Le Pakistan peut également lutter, avec la communauté internationale, contre le développement de la culture du pavot et le trafic de drogue, combat qui doit aussi impliquer l’Iran et les États d’Asie centrale voisins de l’Afghanistan. Cela étant, notre effort devrait porter, d’une part, sur la répression de la demande, qui concerne directement nos sociétés occidentales, et, d’autre part, sur le contrôle de tous les marchés –transformation, achat, transport – et l’élimination des laboratoires de transformation du pavot en héroïne.

À défaut de progrès dans ces deux domaines, le conflit afghan risque de s’éterniser et l’opinion publique pourrait refuser son soutien à une action qui lui paraîtrait sans issue. Il est toutefois de notre devoir de souligner qu’elle prendra du temps : c’est assez dire que le débat d’aujourd’hui ne sera sans doute pas le dernier.

La conclusion du rapport que nous ont présenté nos collègues Robert del Picchia et Jean-Louis Carrère à la suite du déplacement qu’ils ont effectué en Afghanistan auprès de nos forces armées du 26 avril au 2 mai derniers était la suivante : « Les causes géopolitiques et stratégiques qui ont conduit à l’engagement international en Afghanistan demeurent. Dans ce contexte, l’échec n’est pas une option. »

Certains – ils sont très rares –, au lendemain des événements tragiques du 18 août dernier, ont réclamé le retrait immédiat des troupes françaises d’Afghanistan.
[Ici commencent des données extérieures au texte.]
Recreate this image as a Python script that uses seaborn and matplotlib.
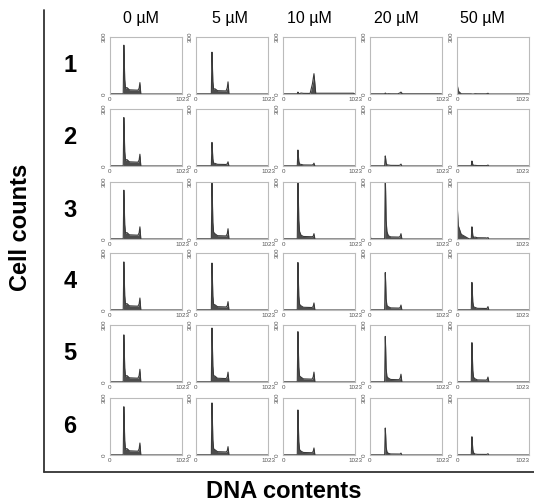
import numpy as np
import matplotlib
matplotlib.use('Agg')
import matplotlib.pyplot as plt
from matplotlib.lines import Line2D
import seaborn as sns

# ── Data ────────────────────────────────────────────────
conc_labels = ['0 µM', '5 µM', '10 µM', '20 µM', '50 µM']
row_labels = ['1', '2', '3', '4', '5', '6']

# peak channels per column (DNA content, 0-1023)
g1_pos = [200, 230, 215, 220, 215]
g2_pos = [425, 455, 440, 440, 440]

# G1 peak height (cell counts), rows x columns
g1_height = [
    [257, 220,  10,   5,   0],
    [255, 124,  84,  53,  26],
    [257, 295, 330, 330,  64],
    [253, 247, 250, 197, 145],
    [248, 284, 265, 240, 207],
    [254, 274, 237, 142,  96],
]
# G2 peak height
g2_height = [
    [60, 64, 107, 10,  4],
    [62, 22,  15, 10,  5],
    [64, 54,  28, 28,  8],
    [63, 44,  37, 26, 18],
    [67, 52,  52, 41, 26],
    [63, 44,  37, 10,  7],
]
# G2 peak half width (channels)
g2_width = [
    [28, 28, 55, 45, 30],
    [28, 28, 28, 28, 28],
    [28, 28, 28, 28, 28],
    [28, 28, 28, 28, 28],
    [28, 28, 28, 28, 28],
    [28, 28, 28, 28, 28],
]
# S-phase plateau level
s_level = [
    [20, 16,  3,  1,  1],
    [20,  8,  5,  3,  2],
    [20, 16, 12, 10,  6],
    [20, 16, 13, 10,  8],
    [20, 18, 15, 12, 10],
    [20, 16, 12,  5,  3],
]
# debris / sub-G1 spike at channel 0 and its reach
sub_height = [
    [ 0,  0, 20,  10, 120],
    [ 0,  0,  5,   5,   5],
    [10,  0, 40, 214, 204],
    [ 5,  5,  5,  10,  10],
    [ 0,  0,  0,   0,   0],
    [ 0,  0,  0,   0,   0],
]
sub_width = [
    [10, 10, 10, 10,  60],
    [10, 10, 10, 10,  10],
    [10, 10, 10, 10, 170],
    [10, 10, 10, 10,  10],
    [10, 10, 10, 10,  10],
    [10, 10, 10, 10,  10],
]
# polyploid tail after the G2 peak
tail_level = [
    [0, 0, 4, 1, 0],
    [0, 0, 0, 0, 0],
    [0, 0, 0, 0, 0],
    [0, 0, 0, 0, 0],
    [0, 0, 0, 0, 0],
    [0, 0, 0, 0, 0],
]


def histogram_outline(r, c):
    g1, g2 = g1_pos[c], g2_pos[c]
    h1, h2, w2 = g1_height[r][c], g2_height[r][c], g2_width[r][c]
    s, sub, sw = s_level[r][c], sub_height[r][c], sub_width[r][c]
    tail = tail_level[r][c]
    xs = [0, sw * 0.1, sw * 0.35, sw, g1 - 12, g1 - 3, g1 + 2, g1 + 9, g1 + 20,
          g1 + 40, g1 + 75, g2 - w2, g2 - w2 * 0.4, g2, g2 + w2 * 0.45,
          g2 + w2 * 1.5, 1000, 1023]
    ys = [sub, sub * 0.35, sub * 0.12, 1, 1, h1, h1 * 0.75, h1 * 0.3, h1 * 0.12,
          s * 1.7, s * 1.1, s, h2 * 0.5, h2, tail, tail, tail, 0]
    return np.array(xs, float), np.array(ys, float)


# ── Figure ──────────────────────────────────────────────
sns.set_style('white')
plt.rcParams['font.family'] = ['Liberation Sans', 'DejaVu Sans']
plt.rcParams['text.color'] = 'black'

W, H = 534, 504
fig = plt.figure(figsize=(W / 100, H / 100), dpi=100)

col_left = [110, 196, 283, 370, 457]
row_top = [37, 109, 182, 253, 325, 398]
pw, ph = 72, 57

for r in range(6):
    for c in range(5):
        ax = fig.add_axes([col_left[c] / W, 1 - (row_top[r] + ph) / H, pw / W, ph / H])
        xs, ys = histogram_outline(r, c)
        ax.fill_between(xs, 0, ys, color='#4d4d4d', lw=0)
        sns.lineplot(x=xs, y=ys, ax=ax, color='#3a3a3a', lw=0.8, sort=False)
        ax.set_xlim(0, 1023)
        ax.set_ylim(0, 300)
        ax.set_xticks([0, 1023])
        xt = ax.set_xticklabels(['0', '1023'])
        if c == 4:
            xt[1].set_ha('right')
        ax.set_xticks(np.arange(128, 1023, 128), minor=True)
        ax.set_yticks([0, 300])
        ax.set_yticklabels(['0', '300'], rotation=90, va='center')
        ax.set_yticks([100, 200], minor=True)
        ax.tick_params(which='both', direction='out', length=1.5, width=0.5,
                       color='#aaaaaa', labelsize=4.5, labelcolor='#555555', pad=1)
        ax.set_xlabel('')
        ax.set_ylabel('')
        for sp in ax.spines.values():
            sp.set_color('#bbbbbb')
            sp.set_linewidth(0.8)

# column titles
title_x = [141, 230, 309, 396, 482]
for lab, x in zip(conc_labels, title_x):
    fig.text(x / W, 1 - 18 / H, lab, ha='center', va='center', fontsize=11.5,
             color='black')

# row labels
for lab, top in zip(row_labels, row_top):
    fig.text(70 / W, 1 - (top + ph / 2) / H, lab, ha='center', va='center',
             fontsize=17, fontweight='bold', color='black')

# outer axes lines
fig.add_artist(Line2D([44 / W, 44 / W], [1 - 10 / H, 1 - 472 / H],
                      color='#333333', lw=1.3, transform=fig.transFigure))
fig.add_artist(Line2D([44 / W, 1.0], [1 - 472 / H, 1 - 472 / H],
                      color='#333333', lw=1.3, transform=fig.transFigure))

fig.text(21 / W, 1 - 227 / H, 'Cell counts', rotation=90, ha='center', va='center',
         fontsize=17, fontweight='bold', color='black')
fig.text(284 / W, 1 - 491 / H, 'DNA contents', ha='center', va='center',
         fontsize=17, fontweight='bold', color='black')

fig.savefig('out.png', dpi=100)
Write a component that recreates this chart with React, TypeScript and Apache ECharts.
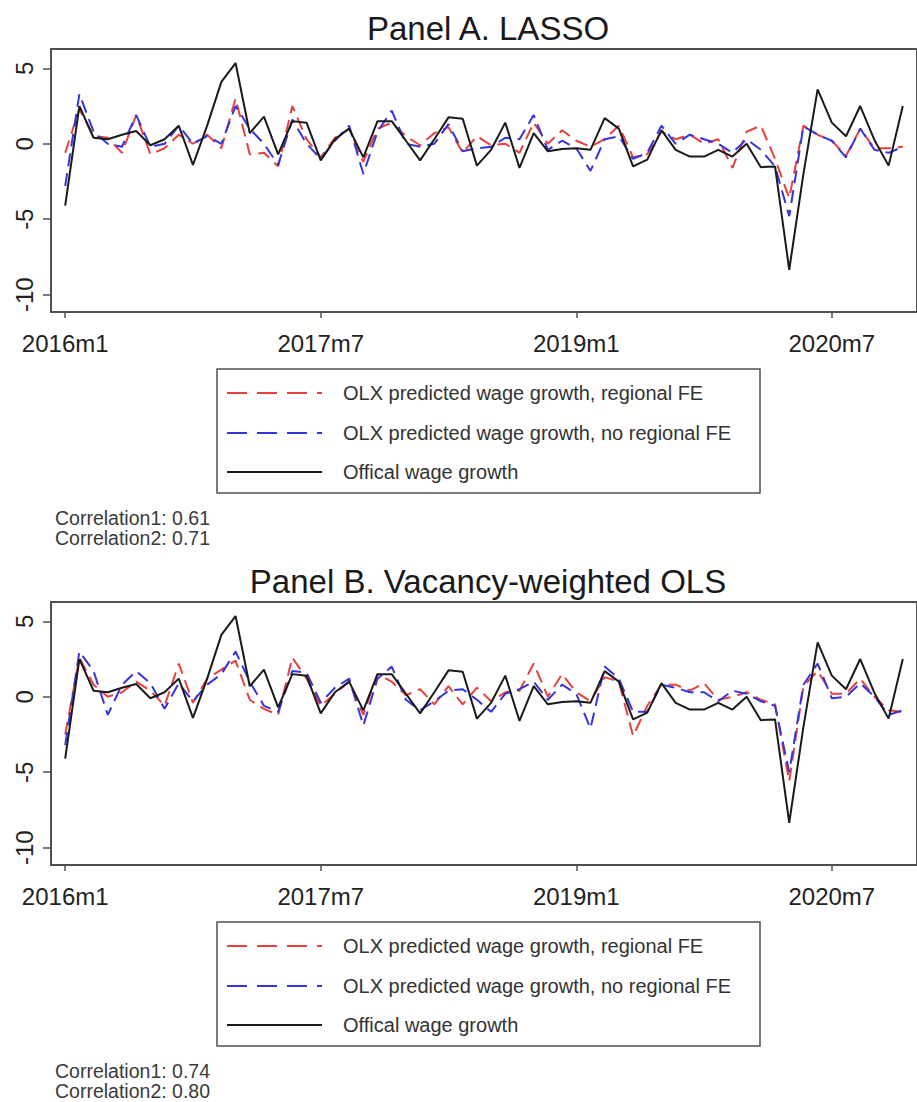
import React, { useEffect, useRef } from 'react';
import * as echarts from 'echarts';

// x tick positions (month index from 2016m1) and labels
const tickIdx = [0, 18, 36, 54];
const tickLabels = ['2016m1', '2017m7', '2019m1', '2020m7'];
const yTicks = [-10, -5, 0, 5];

const seriesNames = [
  'OLX predicted wage growth, regional FE',
  'OLX predicted wage growth, no regional FE',
  'Offical wage growth',
];

const panelTitles = ['Panel A. LASSO', 'Panel B. Vacancy-weighted OLS'];
const correlationsA = ['Correlation1: 0.61', 'Correlation2: 0.71'];
const correlationsB = ['Correlation1: 0.74', 'Correlation2: 0.80'];

// Official wage growth, 2016m1..2020m12
const official = [
  -4.1, 2.5, 0.4, 0.3, 0.6, 0.85, -0.1, 0.3, 1.2, -1.4,
  1.2, 4.1, 5.35, 0.7, 1.8, -0.7, 1.5, 1.4, -1.1, 0.3,
  1.0, -0.9, 1.5, 1.5, 0.2, -1.1, 0.3, 1.75, 1.66, -1.45,
  -0.4, 1.4, -1.6, 0.7, -0.5, -0.35, -0.3, -0.4, 1.7, 1.0,
  -1.5, -1.05, 0.9, -0.4, -0.85, -0.85, -0.4, -0.85, 0.0, -1.55,
  -1.5, -8.35, -2.0, 3.6, 1.4, 0.5, 2.5, 0.25, -1.45, 2.5,
];

// Panel A (LASSO)
const lassoFE = [
  -0.6, 2.3, 0.5, 0.4, -0.6, 1.9, -0.7, -0.3, 0.6, 0.0,
  0.6, -0.3, 3.0, -0.7, -0.6, -1.5, 2.5, 0.3, -0.9, 0.4,
  1.0, -1.2, 1.0, 1.4, 0.5, -0.1, 0.7, 1.1, -0.6, 0.5,
  -0.1, 0.0, -0.6, 1.4, 0.0, 0.9, 0.2, -0.2, 0.3, 1.2,
  -0.9, -0.7, 0.8, 0.3, 0.6, 0.0, 0.3, -1.6, 0.8, 1.2,
  -1.0, -3.6, 1.2, 0.6, 0.2, -0.8, 1.0, -0.3, -0.3, -0.2,
];
const lassoNoFE = [
  -2.8, 3.3, 0.8, 0.0, -0.2, 1.9, -0.2, 0.0, 1.2, 0.0,
  0.5, 0.0, 2.5, 1.0, 0.0, -1.4, 1.6, 0.0, -1.0, 0.2,
  1.2, -2.0, 0.8, 2.2, 0.0, -0.2, 0.0, 1.3, -0.5, -0.3,
  -0.2, 0.4, 0.3, 1.9, -0.4, 0.2, -0.3, -1.8, 0.3, 0.5,
  -1.0, -0.6, 1.2, 0.0, 0.6, 0.3, 0.0, -0.6, 0.3, -0.4,
  -1.5, -4.8, 1.15, 0.6, 0.2, -0.9, 1.0, -0.4, -0.6, -0.2,
];

// Panel B (Vacancy-weighted OLS)
const olsFE = [
  -2.5, 2.6, 0.8, 0.0, 0.3, 1.0, 0.4, -0.6, 2.2, -0.4,
  1.2, 1.8, 2.4, -0.2, -0.8, -1.2, 2.6, 1.2, -0.6, 0.2,
  1.0, -1.2, 1.5, 1.0, 0.1, 0.5, -0.5, 0.7, -0.5, 0.6,
  -0.3, 0.3, 0.4, 2.2, 0.0, 1.5, 0.3, -0.3, 1.3, 1.0,
  -2.6, -0.6, 0.8, 0.8, 0.4, 0.9, -0.2, 0.0, 0.3, -0.2,
  -0.5, -5.6, 0.7, 1.7, 0.2, 0.2, 1.2, 0.0, -0.9, -1.0,
];
const olsNoFE = [
  -3.2, 3.0, 1.7, -1.2, 0.8, 1.7, 0.9, -0.8, 0.9, -0.3,
  0.8, 1.5, 3.0, 1.0, -0.6, -1.0, 1.7, 1.6, -0.4, 0.6,
  1.2, -1.9, 1.2, 2.0, -0.2, -0.9, -0.3, 0.4, 0.5, -0.2,
  -1.0, 0.2, 0.5, 1.0, -0.2, 0.8, 0.2, -2.1, 2.0, 1.2,
  -1.0, -1.0, 0.8, 0.6, 0.3, 0.3, -0.3, 0.4, 0.2, -0.3,
  -0.6, -5.0, 0.8, 2.2, -0.1, 0.0, 0.9, 0.0, -1.2, -0.9,
];

const FONT = '"Liberation Sans", Arial, Helvetica, sans-serif';
const RED = '#e8403c';
const BLUE = '#3535e0';
const BLACK = '#1a1a1a';
const FRAME = '#505050';

const PANEL_OFFSET = 553;
const GRID_TOP = 49;
const GRID_H = 263;

const toPairs = (arr: number[]) => arr.map((v, i) => [i, v]);

export default function App() {
  const ref = useRef<HTMLDivElement>(null);

  useEffect(() => {
    if (!ref.current) return;
    const chart = echarts.init(ref.current, null, { renderer: 'svg' });

    const panels = [
      { fe: lassoFE, nofe: lassoNoFE, corr: correlationsA },
      { fe: olsFE, nofe: olsNoFE, corr: correlationsB },
    ];

    const grids = panels.map((_, p) => ({
      left: 51,
      top: GRID_TOP + p * PANEL_OFFSET,
      width: 874,
      height: GRID_H,
      show: true,
      borderColor: FRAME,
      borderWidth: 2,
      backgroundColor: 'transparent',
    }));

    const xAxes = panels.map((_, p) => ({
      gridIndex: p,
      type: 'value',
      min: -1,
      max: 60,
      axisLine: { show: true, onZero: false, lineStyle: { color: FRAME, width: 2 } },
      splitLine: { show: false },
      axisTick: {
        show: true,
        inside: false,
        length: 6,
        customValues: tickIdx,
        lineStyle: { color: FRAME, width: 1.5 },
      },
      axisLabel: {
        customValues: tickIdx,
        formatter: (v: number) => tickLabels[tickIdx.indexOf(v)] ?? '',
        fontSize: 24,
        color: '#222',
        margin: 19,
        fontFamily: FONT,
      },
    }));

    const yAxes = panels.map((_, p) => ({
      gridIndex: p,
      type: 'value',
      min: -11.15,
      max: 6.28,
      axisLine: { show: true, onZero: false, lineStyle: { color: FRAME, width: 2 } },
      splitLine: { show: false },
      axisTick: {
        show: true,
        inside: false,
        length: 8,
        customValues: yTicks,
        lineStyle: { color: FRAME, width: 1.5 },
      },
      axisLabel: {
        customValues: yTicks,
        rotate: 90,
        fontSize: 24,
        color: '#222',
        margin: 15,
        fontFamily: FONT,
      },
    }));

    const series: any[] = [];
    panels.forEach((pn, p) => {
      series.push({
        name: seriesNames[0],
        type: 'line',
        xAxisIndex: p,
        yAxisIndex: p,
        data: toPairs(pn.fe),
        symbol: 'none',
        lineStyle: { color: RED, width: 2, type: [13, 7] },
        z: 2,
      });
      series.push({
        name: seriesNames[1],
        type: 'line',
        xAxisIndex: p,
        yAxisIndex: p,
        data: toPairs(pn.nofe),
        symbol: 'none',
        lineStyle: { color: BLUE, width: 2, type: [13, 7] },
        z: 3,
      });
      series.push({
        name: seriesNames[2],
        type: 'line',
        xAxisIndex: p,
        yAxisIndex: p,
        data: toPairs(official),
        symbol: 'none',
        lineStyle: { color: BLACK, width: 2 },
        z: 4,
      });
    });

    const graphics: any[] = [];
    const legendColors = [RED, BLUE, BLACK];
    const legendDash: any[] = [[20, 10], [20, 10], null];
    panels.forEach((pn, p) => {
      const dy = p * PANEL_OFFSET;
      graphics.push({
        type: 'text',
        x: 488,
        y: 28 + dy,
        style: {
          text: panelTitles[p],
          fontSize: 33,
          fontFamily: FONT,
          fill: '#1a1a1a',
          textAlign: 'center',
          textVerticalAlign: 'middle',
        },
      });
      graphics.push({
        type: 'rect',
        shape: { x: 217, y: 369 + dy, width: 543, height: 124 },
        style: { fill: '#fff', stroke: FRAME, lineWidth: 1.5 },
      });
      const rows = [393, 433, 472];
      rows.forEach((ry, k) => {
        graphics.push({
          type: 'line',
          shape: { x1: 227, y1: ry + dy, x2: 322, y2: ry + dy },
          style: {
            stroke: legendColors[k],
            lineWidth: 2,
            lineDash: legendDash[k] || undefined,
          },
        });
        graphics.push({
          type: 'text',
          x: 343,
          y: ry + dy,
          style: {
            text: seriesNames[k],
            fontSize: 20,
            fontFamily: FONT,
            fill: '#333',
            textVerticalAlign: 'middle',
          },
        });
      });
      pn.corr.forEach((t, k) => {
        graphics.push({
          type: 'text',
          x: 55,
          y: 518 + k * 20 + dy,
          style: {
            text: t,
            fontSize: 19.5,
            fontFamily: FONT,
            fill: '#3a3a3a',
            textVerticalAlign: 'middle',
          },
        });
      });
    });

    chart.setOption({
      animation: false,
      backgroundColor: '#ffffff',
      grid: grids,
      xAxis: xAxes,
      yAxis: yAxes,
      series,
      graphic: graphics,
    });

    return () => chart.dispose();
  }, []);

  return (
    <div
      ref={ref}
      style={{ position: 'absolute', left: 0, top: 0, width: 917, height: 1102 }}
    />
  );
}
D’autres y songent, sans oser le dire. Il eût été contraire à nos engagements à l’égard de nos alliés et du peuple afghan d’opérer ce retrait. Si nous avions eu cette tentation, il eût alors fallu nous souvenir des propos de Winston Churchill au lendemain de Munich : « Vous avez voulu acheter la paix au prix du déshonneur ; vous avez le déshonneur et vous aurez la guerre. »

Nos soldats ne sont pas tombés en vain. Ils sont morts pour la défense de nos idéaux de justice, de liberté et de démocratie. Tel est le sens du combat que mènent nos troupes et celles de nos alliés. Telle est la raison pour laquelle nous soutenons votre politique.